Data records
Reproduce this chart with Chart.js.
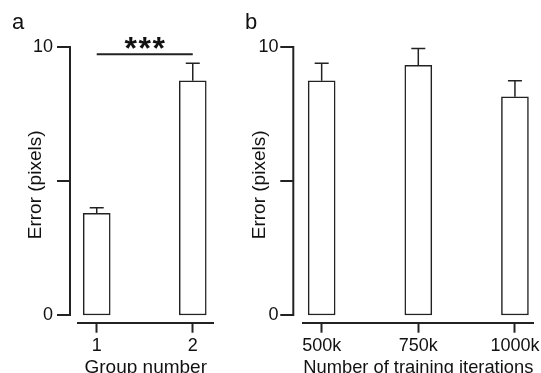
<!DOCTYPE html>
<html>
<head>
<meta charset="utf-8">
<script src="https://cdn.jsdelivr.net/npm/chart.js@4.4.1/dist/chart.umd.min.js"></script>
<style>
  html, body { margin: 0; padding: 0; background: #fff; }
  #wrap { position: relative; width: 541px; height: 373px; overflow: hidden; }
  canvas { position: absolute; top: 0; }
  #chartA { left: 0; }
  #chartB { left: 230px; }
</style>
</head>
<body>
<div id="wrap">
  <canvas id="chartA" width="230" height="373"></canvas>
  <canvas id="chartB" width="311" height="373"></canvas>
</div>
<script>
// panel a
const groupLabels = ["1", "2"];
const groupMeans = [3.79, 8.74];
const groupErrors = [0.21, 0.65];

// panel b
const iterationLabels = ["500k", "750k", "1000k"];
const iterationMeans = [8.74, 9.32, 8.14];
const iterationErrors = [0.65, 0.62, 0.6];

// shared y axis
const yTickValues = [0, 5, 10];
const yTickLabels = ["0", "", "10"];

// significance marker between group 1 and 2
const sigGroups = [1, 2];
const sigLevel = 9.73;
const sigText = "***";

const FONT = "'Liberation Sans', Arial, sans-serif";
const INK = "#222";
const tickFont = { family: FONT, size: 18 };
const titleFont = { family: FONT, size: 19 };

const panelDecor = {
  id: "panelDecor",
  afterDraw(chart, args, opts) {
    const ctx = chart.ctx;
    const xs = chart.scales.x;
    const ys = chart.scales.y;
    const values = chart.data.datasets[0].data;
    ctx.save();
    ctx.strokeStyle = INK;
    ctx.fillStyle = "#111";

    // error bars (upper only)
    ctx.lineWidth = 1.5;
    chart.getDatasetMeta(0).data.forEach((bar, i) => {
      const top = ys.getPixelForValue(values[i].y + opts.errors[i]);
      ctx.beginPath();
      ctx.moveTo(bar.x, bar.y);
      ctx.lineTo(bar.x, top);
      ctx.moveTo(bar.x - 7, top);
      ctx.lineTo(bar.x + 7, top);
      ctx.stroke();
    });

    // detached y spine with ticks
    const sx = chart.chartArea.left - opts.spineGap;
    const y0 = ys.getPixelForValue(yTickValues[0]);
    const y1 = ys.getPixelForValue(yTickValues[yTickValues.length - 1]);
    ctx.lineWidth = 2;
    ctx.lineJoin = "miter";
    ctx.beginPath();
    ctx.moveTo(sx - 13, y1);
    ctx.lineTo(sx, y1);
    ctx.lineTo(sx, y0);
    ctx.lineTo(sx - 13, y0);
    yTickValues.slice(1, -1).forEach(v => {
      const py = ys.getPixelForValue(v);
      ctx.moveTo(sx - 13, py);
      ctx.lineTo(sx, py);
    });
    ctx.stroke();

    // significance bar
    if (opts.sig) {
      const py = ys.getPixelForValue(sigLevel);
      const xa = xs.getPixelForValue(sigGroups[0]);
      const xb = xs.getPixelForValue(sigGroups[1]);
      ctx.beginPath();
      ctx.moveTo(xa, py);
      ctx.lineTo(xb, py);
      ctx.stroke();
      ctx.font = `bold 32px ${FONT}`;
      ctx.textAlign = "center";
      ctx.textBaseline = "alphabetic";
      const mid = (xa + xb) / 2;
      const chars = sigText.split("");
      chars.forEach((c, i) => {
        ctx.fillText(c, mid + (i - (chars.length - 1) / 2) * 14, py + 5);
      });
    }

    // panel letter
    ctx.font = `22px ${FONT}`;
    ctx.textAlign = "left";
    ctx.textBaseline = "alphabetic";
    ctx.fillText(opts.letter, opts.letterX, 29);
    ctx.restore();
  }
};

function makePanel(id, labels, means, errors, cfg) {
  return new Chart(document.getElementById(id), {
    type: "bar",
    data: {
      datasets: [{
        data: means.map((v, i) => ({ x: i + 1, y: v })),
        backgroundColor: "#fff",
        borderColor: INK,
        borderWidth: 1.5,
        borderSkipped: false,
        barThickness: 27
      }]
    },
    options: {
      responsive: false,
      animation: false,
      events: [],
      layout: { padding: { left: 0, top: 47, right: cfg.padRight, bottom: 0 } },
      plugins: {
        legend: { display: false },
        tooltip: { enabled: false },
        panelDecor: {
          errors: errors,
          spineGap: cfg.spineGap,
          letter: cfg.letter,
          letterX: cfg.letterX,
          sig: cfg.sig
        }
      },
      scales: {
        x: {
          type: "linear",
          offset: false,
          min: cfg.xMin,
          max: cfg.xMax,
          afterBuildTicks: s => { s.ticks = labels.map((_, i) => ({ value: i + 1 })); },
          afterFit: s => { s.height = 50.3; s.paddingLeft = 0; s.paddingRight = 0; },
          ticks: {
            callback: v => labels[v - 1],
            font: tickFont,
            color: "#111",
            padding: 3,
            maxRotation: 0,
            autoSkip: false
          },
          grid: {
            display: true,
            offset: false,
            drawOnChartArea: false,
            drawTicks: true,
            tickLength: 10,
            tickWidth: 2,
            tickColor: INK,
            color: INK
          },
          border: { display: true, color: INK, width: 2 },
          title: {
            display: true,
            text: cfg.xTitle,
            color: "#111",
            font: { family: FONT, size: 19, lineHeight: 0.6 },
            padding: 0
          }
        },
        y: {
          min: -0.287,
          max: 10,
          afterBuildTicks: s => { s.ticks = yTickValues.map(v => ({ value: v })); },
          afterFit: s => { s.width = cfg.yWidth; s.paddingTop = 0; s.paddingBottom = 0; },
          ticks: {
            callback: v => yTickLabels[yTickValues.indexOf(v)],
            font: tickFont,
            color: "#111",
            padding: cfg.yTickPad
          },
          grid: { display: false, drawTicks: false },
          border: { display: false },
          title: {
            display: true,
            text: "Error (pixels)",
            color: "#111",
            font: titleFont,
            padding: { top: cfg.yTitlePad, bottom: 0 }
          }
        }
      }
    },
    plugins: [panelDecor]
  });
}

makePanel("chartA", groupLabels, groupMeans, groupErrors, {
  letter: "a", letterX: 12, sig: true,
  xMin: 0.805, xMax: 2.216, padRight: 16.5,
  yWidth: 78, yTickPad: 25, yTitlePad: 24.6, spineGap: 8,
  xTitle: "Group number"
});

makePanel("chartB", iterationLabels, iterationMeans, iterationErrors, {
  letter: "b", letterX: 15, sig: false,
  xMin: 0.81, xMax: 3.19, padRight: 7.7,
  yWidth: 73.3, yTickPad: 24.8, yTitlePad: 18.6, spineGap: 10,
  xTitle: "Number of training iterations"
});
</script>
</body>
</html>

--

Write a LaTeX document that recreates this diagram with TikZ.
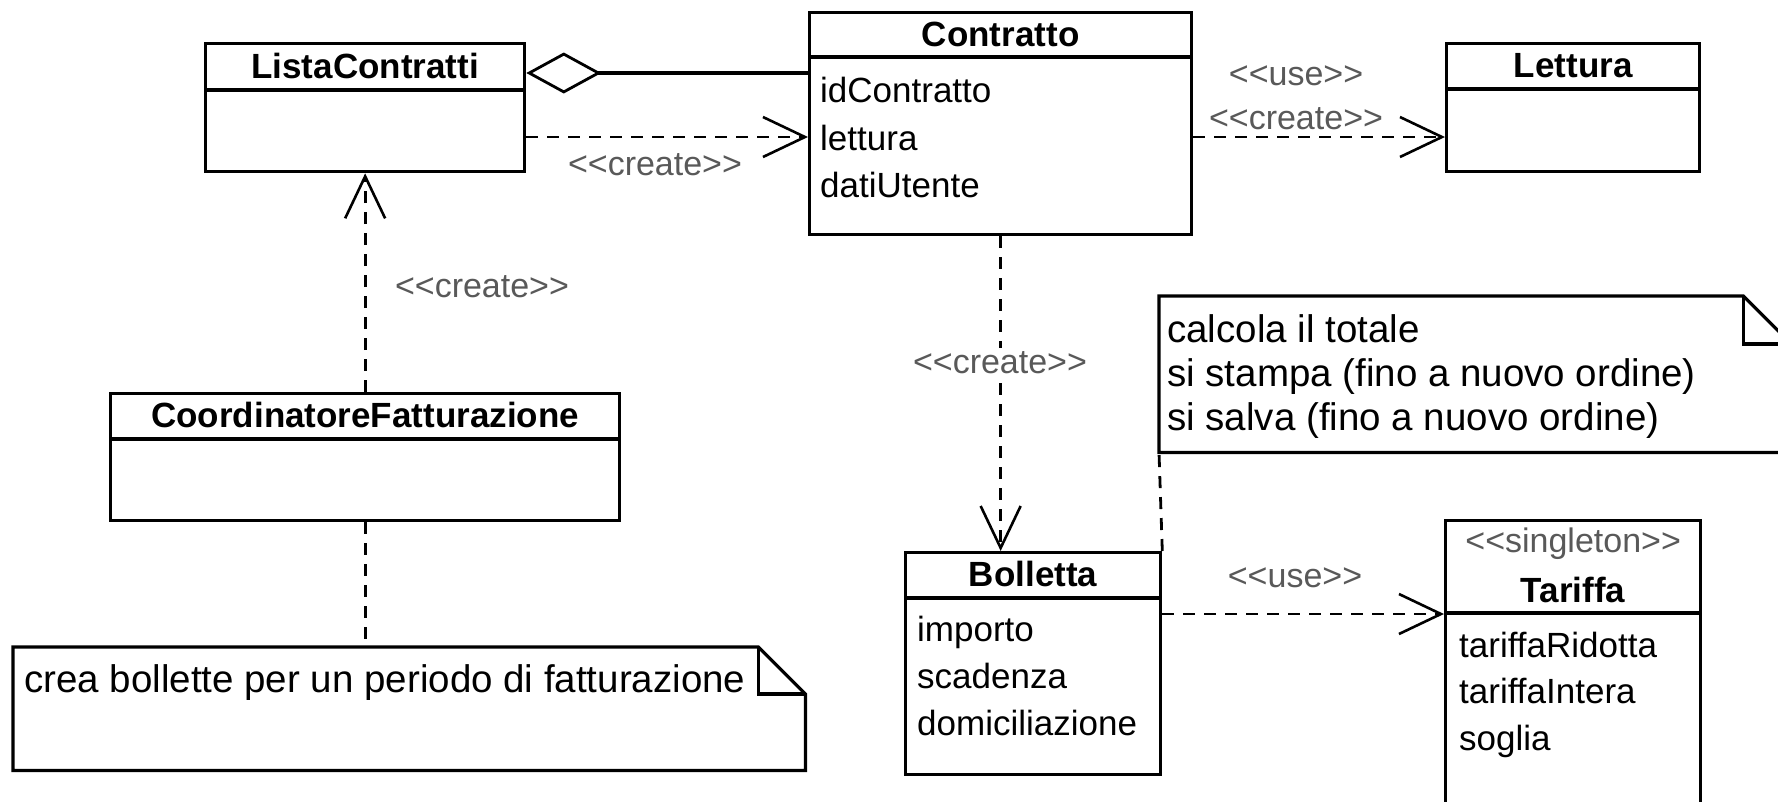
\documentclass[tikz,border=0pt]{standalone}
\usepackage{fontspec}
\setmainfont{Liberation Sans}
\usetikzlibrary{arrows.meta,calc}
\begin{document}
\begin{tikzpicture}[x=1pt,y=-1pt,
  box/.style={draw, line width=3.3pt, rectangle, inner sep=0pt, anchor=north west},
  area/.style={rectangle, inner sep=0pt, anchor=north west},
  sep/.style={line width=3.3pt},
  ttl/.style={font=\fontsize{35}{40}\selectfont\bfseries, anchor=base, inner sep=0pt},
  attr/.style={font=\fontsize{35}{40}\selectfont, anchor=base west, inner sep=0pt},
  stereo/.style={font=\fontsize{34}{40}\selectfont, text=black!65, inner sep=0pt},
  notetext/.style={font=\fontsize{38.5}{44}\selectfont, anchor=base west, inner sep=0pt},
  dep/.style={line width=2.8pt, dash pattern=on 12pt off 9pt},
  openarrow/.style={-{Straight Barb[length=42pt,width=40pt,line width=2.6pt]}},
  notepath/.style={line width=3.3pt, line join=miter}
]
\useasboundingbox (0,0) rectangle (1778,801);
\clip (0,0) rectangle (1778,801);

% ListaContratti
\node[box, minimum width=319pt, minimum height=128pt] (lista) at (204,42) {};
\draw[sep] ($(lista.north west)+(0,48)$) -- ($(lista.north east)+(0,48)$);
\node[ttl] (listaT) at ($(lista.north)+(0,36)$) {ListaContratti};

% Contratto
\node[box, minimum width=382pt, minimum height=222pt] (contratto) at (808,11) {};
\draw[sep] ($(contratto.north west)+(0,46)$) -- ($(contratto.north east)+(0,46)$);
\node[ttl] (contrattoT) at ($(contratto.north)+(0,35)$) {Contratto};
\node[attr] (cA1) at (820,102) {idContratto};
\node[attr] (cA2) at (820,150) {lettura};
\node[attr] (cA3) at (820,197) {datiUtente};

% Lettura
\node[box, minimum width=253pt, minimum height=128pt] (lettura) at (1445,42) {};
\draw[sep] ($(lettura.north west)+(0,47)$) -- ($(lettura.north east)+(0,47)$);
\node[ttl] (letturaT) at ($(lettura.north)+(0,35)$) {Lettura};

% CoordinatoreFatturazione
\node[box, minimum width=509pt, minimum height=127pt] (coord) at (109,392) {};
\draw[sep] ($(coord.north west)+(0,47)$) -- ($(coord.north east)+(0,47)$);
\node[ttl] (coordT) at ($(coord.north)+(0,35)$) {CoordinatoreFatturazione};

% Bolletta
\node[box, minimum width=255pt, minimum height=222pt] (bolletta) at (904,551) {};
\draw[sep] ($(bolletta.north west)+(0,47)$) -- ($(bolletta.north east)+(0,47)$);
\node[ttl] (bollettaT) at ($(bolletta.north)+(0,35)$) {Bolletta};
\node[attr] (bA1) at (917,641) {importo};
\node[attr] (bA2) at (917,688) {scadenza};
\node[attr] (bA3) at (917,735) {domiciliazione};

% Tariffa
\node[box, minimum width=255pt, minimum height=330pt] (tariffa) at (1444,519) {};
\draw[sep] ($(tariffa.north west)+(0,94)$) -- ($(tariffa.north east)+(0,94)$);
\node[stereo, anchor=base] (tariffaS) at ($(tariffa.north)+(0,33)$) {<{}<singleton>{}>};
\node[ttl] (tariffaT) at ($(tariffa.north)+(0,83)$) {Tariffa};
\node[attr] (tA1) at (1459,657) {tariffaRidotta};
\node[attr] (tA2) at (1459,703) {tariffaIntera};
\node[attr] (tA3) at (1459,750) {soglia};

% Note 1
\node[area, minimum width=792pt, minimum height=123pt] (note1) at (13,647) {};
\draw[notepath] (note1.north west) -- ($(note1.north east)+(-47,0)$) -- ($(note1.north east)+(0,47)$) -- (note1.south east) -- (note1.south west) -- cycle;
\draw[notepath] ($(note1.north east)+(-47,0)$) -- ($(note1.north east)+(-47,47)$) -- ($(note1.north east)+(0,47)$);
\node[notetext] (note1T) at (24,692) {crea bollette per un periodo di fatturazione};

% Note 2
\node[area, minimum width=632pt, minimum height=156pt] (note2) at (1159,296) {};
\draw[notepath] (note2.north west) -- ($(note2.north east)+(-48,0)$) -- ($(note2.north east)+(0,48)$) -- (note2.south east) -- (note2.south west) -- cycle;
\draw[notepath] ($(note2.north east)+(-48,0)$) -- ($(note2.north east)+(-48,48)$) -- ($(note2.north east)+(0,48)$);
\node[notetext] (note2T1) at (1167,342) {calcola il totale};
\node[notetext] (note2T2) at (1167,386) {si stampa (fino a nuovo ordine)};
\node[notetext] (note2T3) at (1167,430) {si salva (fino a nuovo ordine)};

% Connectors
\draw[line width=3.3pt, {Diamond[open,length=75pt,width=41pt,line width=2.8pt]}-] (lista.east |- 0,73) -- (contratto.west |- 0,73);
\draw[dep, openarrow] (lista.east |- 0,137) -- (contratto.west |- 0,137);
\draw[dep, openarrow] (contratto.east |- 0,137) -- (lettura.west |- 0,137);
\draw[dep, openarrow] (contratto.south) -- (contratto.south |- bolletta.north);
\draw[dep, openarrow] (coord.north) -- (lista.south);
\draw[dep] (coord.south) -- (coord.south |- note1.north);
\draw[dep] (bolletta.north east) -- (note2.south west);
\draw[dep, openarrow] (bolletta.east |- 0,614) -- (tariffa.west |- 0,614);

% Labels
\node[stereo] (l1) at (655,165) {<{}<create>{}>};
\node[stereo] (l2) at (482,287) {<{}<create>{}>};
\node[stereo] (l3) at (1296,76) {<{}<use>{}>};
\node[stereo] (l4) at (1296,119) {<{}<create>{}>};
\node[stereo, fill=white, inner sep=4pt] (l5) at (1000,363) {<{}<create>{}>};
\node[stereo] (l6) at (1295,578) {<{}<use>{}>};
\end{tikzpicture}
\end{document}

WHAT TO WORK ON -> Lines that include the word "this" — how many are there in the data? Answer with the number alone.

SOLUTION BELOW -> 2